Vertical effects of near-fault ground motions and the optimal IMs for seismic response of continuous girder bridges with FPB isolators

The characteristics of vertical components in the near-fault region were investigated based on 121 pairs of typical near-fault ground motions. A weak positive correlation between the vertical and horizontal peak ground acceleration (PGA) and peak ground velocity (PGV) is shown. Basically, the ratios of vertical to horizontal peak ground acceleration and velocity of the near-fault ground motions comply with the lognormal distribution, and the vertical ground motions are significantly stronger at lower periods. Fifteen scaler horizontal and nine scaler vertical IMs are compared to select the optimal scaler IMs of horizontal and vertical seismic demands of an isolated girder bridge with friction pendulum bearings (FPB isolators). It is found that acceleration-related scalar IMs perform better for vertical seismic demands, while velocity-related scaler IMs perform better for horizontal seismic demands. The optimal vector-valued IM, consisting of scalar horizontal and vertical IMs in the forms of [IMh, IMv], for horizontal seismic demands were proposed. The optimal vector-valued IMs show an apparent improvement in efficiency compared with the corresponding scaler IMs when vertical components are considered.
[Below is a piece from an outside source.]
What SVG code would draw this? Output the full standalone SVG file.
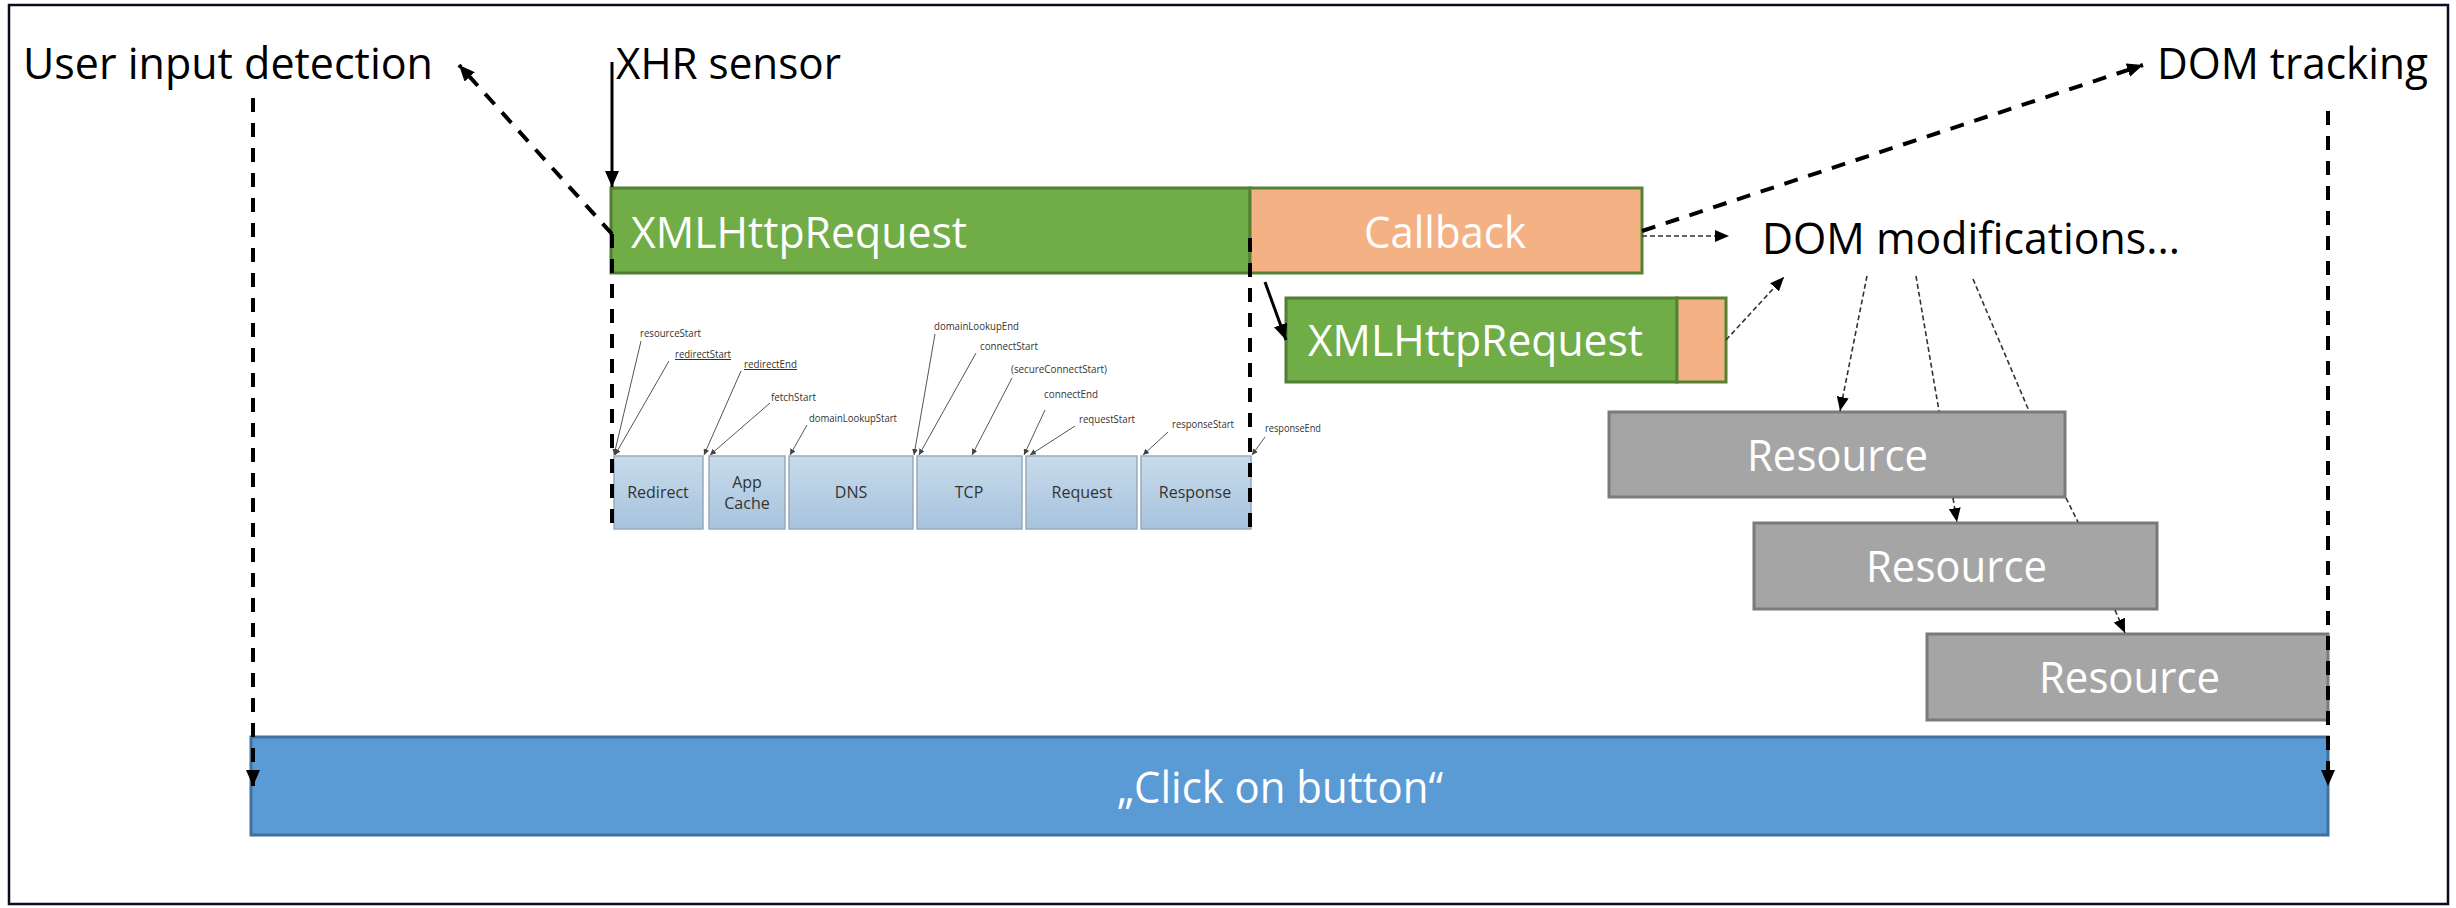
<svg xmlns="http://www.w3.org/2000/svg" width="2456" height="908" viewBox="0 0 2456 908">
  <style>
    .lbl { font-family: "Open Sans", "Liberation Sans", sans-serif; font-size: 44px; fill: #000; }
    .in { font-family: "Open Sans", "Liberation Sans", sans-serif; font-size: 44px; fill: #fff; }
    .tbox { fill: url(#tgrad); stroke: #98aabb; stroke-width: 1.5; }
    .tlbl { font-family: "Open Sans", "Liberation Sans", sans-serif; font-size: 16px; fill: #333; text-anchor: middle; }
    .ann { font-family: "Open Sans", "Liberation Sans", sans-serif; font-size: 10px; fill: #333; }
    .annl { stroke: #555; stroke-width: 1; fill: none; marker-end: url(#tip); }
    .thick { stroke: #000; stroke-width: 4; fill: none; stroke-dasharray: 14 11; }
    .solid { stroke: #000; stroke-width: 3; fill: none; }
    .dot { stroke: #333; stroke-width: 1.6; fill: none; stroke-dasharray: 5 3; }
    .green { fill: #70ad47; stroke: #507e32; stroke-width: 3; }
    .orange { fill: #f4b183; stroke: #548235; stroke-width: 3; }
    .gray { fill: #a5a5a5; stroke: #7a7a7a; stroke-width: 3; }
    .blue { fill: #5b9bd5; stroke: #41719c; stroke-width: 3; }
  </style>
  <defs>
    <linearGradient id="tgrad" x1="0" y1="0" x2="0" y2="1">
      <stop offset="0" stop-color="#c8dbec"/>
      <stop offset="1" stop-color="#a7c3dd"/>
    </linearGradient>
    <marker id="ah" viewBox="0 0 16 14" refX="16" refY="7" markerWidth="16" markerHeight="14" markerUnits="userSpaceOnUse" orient="auto">
      <path d="M0,0 L16,7 L0,14 z" fill="#000"/>
    </marker>
    <marker id="ahs" viewBox="0 0 14 12" refX="14" refY="6" markerWidth="14" markerHeight="12" markerUnits="userSpaceOnUse" orient="auto">
      <path d="M0,0 L14,6 L0,12 z" fill="#000"/>
    </marker>
    <marker id="tip" viewBox="0 0 6 6" refX="6" refY="3" markerWidth="6" markerHeight="6" markerUnits="userSpaceOnUse" orient="auto">
      <path d="M0,0 L6,3 L0,6 z" fill="#444"/>
    </marker>
  </defs>

  <rect x="0" y="0" width="2456" height="908" fill="#fff"/>
  <rect x="9" y="5" width="2439" height="899" fill="#fff" stroke="#0b0b22" stroke-width="2.5"/>

  <!-- headings -->
  <g id="label-user-input">
    <text class="lbl" x="23" y="79" textLength="410" lengthAdjust="spacingAndGlyphs">User input detection</text>
  </g>
  <g id="label-xhr-sensor">
    <text class="lbl" x="616" y="79" textLength="225" lengthAdjust="spacingAndGlyphs">XHR sensor</text>
  </g>
  <g id="label-dom-tracking">
    <text class="lbl" x="2157" y="79" textLength="271" lengthAdjust="spacingAndGlyphs">DOM tracking</text>
  </g>
  <g id="label-dom-mods">
    <text class="lbl" x="1762" y="254" textLength="418" lengthAdjust="spacingAndGlyphs">DOM modifications...</text>
  </g>

  <!-- request / callback bars -->
  <g id="xhr-main">
    <rect class="green" x="611" y="188" width="639" height="85"/>
    <text class="in" x="631" y="248" textLength="336" lengthAdjust="spacingAndGlyphs">XMLHttpRequest</text>
  </g>
  <g id="callback">
    <rect class="orange" x="1250" y="188" width="392" height="85"/>
    <text class="in" x="1364" y="248" textLength="162" lengthAdjust="spacingAndGlyphs">Callback</text>
  </g>
  <g id="xhr-second">
    <rect class="green" x="1286" y="298" width="391" height="84"/>
    <rect class="orange" x="1677" y="298" width="49" height="84"/>
    <text class="in" x="1308" y="356" textLength="335" lengthAdjust="spacingAndGlyphs">XMLHttpRequest</text>
  </g>

  <!-- resources -->
  <g id="resource-1">
    <rect class="gray" x="1609" y="412" width="456" height="85"/>
    <text class="in" x="1747" y="471" textLength="181" lengthAdjust="spacingAndGlyphs">Resource</text>
  </g>
  <g id="resource-2">
    <rect class="gray" x="1754" y="523" width="403" height="86"/>
    <text class="in" x="1866" y="582" textLength="181" lengthAdjust="spacingAndGlyphs">Resource</text>
  </g>
  <g id="resource-3">
    <rect class="gray" x="1927" y="634" width="401" height="86"/>
    <text class="in" x="2039" y="693" textLength="181" lengthAdjust="spacingAndGlyphs">Resource</text>
  </g>

  <!-- user action bar -->
  <g id="click-bar">
    <rect class="blue" x="251" y="737" width="2077" height="98"/>
    <text class="in" x="1117" y="803" textLength="326" lengthAdjust="spacingAndGlyphs">„Click on button“</text>
  </g>

  <!-- resource timing phases -->
  <g id="timing">
    <rect class="tbox" x="614" y="456" width="89" height="73"/>
    <rect class="tbox" x="709" y="456" width="76" height="73"/>
    <rect class="tbox" x="789" y="456" width="124" height="73"/>
    <rect class="tbox" x="917" y="456" width="105" height="73"/>
    <rect class="tbox" x="1026" y="456" width="111" height="73"/>
    <rect class="tbox" x="1141" y="456" width="110" height="73"/>
    <text class="tlbl" x="658" y="498">Redirect</text>
    <text class="tlbl" x="747" y="488">App</text>
    <text class="tlbl" x="747" y="509">Cache</text>
    <text class="tlbl" x="851" y="498">DNS</text>
    <text class="tlbl" x="969" y="498">TCP</text>
    <text class="tlbl" x="1082" y="498">Request</text>
    <text class="tlbl" x="1195" y="498">Response</text>

    <text class="ann" x="640" y="337" textLength="61" lengthAdjust="spacingAndGlyphs">resourceStart</text>
    <text class="ann" x="675" y="358" textLength="56" lengthAdjust="spacingAndGlyphs" text-decoration="underline">redirectStart</text>
    <text class="ann" x="744" y="368" textLength="53" lengthAdjust="spacingAndGlyphs" text-decoration="underline">redirectEnd</text>
    <text class="ann" x="771" y="401" textLength="45" lengthAdjust="spacingAndGlyphs">fetchStart</text>
    <text class="ann" x="809" y="422" textLength="88" lengthAdjust="spacingAndGlyphs">domainLookupStart</text>
    <text class="ann" x="934" y="330" textLength="85" lengthAdjust="spacingAndGlyphs">domainLookupEnd</text>
    <text class="ann" x="980" y="350" textLength="58" lengthAdjust="spacingAndGlyphs">connectStart</text>
    <text class="ann" x="1011" y="373" textLength="96" lengthAdjust="spacingAndGlyphs">(secureConnectStart)</text>
    <text class="ann" x="1044" y="398" textLength="54" lengthAdjust="spacingAndGlyphs">connectEnd</text>
    <text class="ann" x="1079" y="423" textLength="56" lengthAdjust="spacingAndGlyphs">requestStart</text>
    <text class="ann" x="1172" y="428" textLength="62" lengthAdjust="spacingAndGlyphs">responseStart</text>
    <text class="ann" x="1265" y="432" textLength="56" lengthAdjust="spacingAndGlyphs">responseEnd</text>

    <line class="annl" x1="641" y1="341" x2="614" y2="455"/>
    <line class="annl" x1="669" y1="361" x2="615" y2="455"/>
    <line class="annl" x1="741" y1="371" x2="704" y2="455"/>
    <line class="annl" x1="770" y1="403" x2="710" y2="455"/>
    <line class="annl" x1="807" y1="425" x2="790" y2="455"/>
    <line class="annl" x1="935" y1="334" x2="914" y2="455"/>
    <line class="annl" x1="976" y1="353" x2="919" y2="455"/>
    <line class="annl" x1="1012" y1="378" x2="972" y2="455"/>
    <line class="annl" x1="1045" y1="410" x2="1024" y2="455"/>
    <line class="annl" x1="1075" y1="426" x2="1030" y2="455"/>
    <line class="annl" x1="1168" y1="432" x2="1143" y2="455"/>
    <line class="annl" x1="1265" y1="437" x2="1252" y2="455"/>
  </g>

  <!-- connectors -->
  <g id="connectors">
    <line class="thick" x1="253" y1="98" x2="253" y2="786" marker-end="url(#ah)"/>
    <line class="thick" x1="2328" y1="111" x2="2328" y2="786" stroke-dasharray="3 11 14 11 14 11" marker-end="url(#ah)"/>
    <line class="solid" x1="612" y1="62" x2="612" y2="187" marker-end="url(#ah)"/>
    <line class="thick" x1="612" y1="234" x2="459" y2="65" marker-end="url(#ah)"/>
    <line class="thick" x1="612" y1="234" x2="612" y2="529"/>
    <line class="thick" x1="1250" y1="238" x2="1250" y2="529"/>
    <line class="thick" x1="1642" y1="231" x2="2143" y2="65" marker-end="url(#ah)"/>
    <line class="dot" x1="1642" y1="236" x2="1729" y2="236" marker-end="url(#ahs)"/>
    <line class="solid" x1="1265" y1="282" x2="1286" y2="340" marker-end="url(#ah)"/>
    <line class="dot" x1="1726" y1="340" x2="1784" y2="277" marker-end="url(#ahs)"/>
    <line class="dot" x1="1867" y1="276" x2="1840" y2="411" marker-end="url(#ahs)"/>
    <line class="dot" x1="1916" y1="276" x2="1939" y2="411"/>
    <line class="dot" x1="1953" y1="498" x2="1957" y2="522" marker-end="url(#ahs)"/>
    <line class="dot" x1="1973" y1="279" x2="2029" y2="411"/>
    <line class="dot" x1="2066" y1="498" x2="2078" y2="522"/>
    <line class="dot" x1="2115" y1="610" x2="2125" y2="633" marker-end="url(#ahs)"/>
  </g>
</svg>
Furthermore, the probabilistic seismic demand models (PSDMs) for horizontal seismic demands with optimal vector-valued IM were adopted to assess the seismic demands under a given intensity of vertical and horizontal ground motions. It is identified that the vertical effects significantly influence the shear force of piers while slightly influencing the curvature of piers and bearing displacements.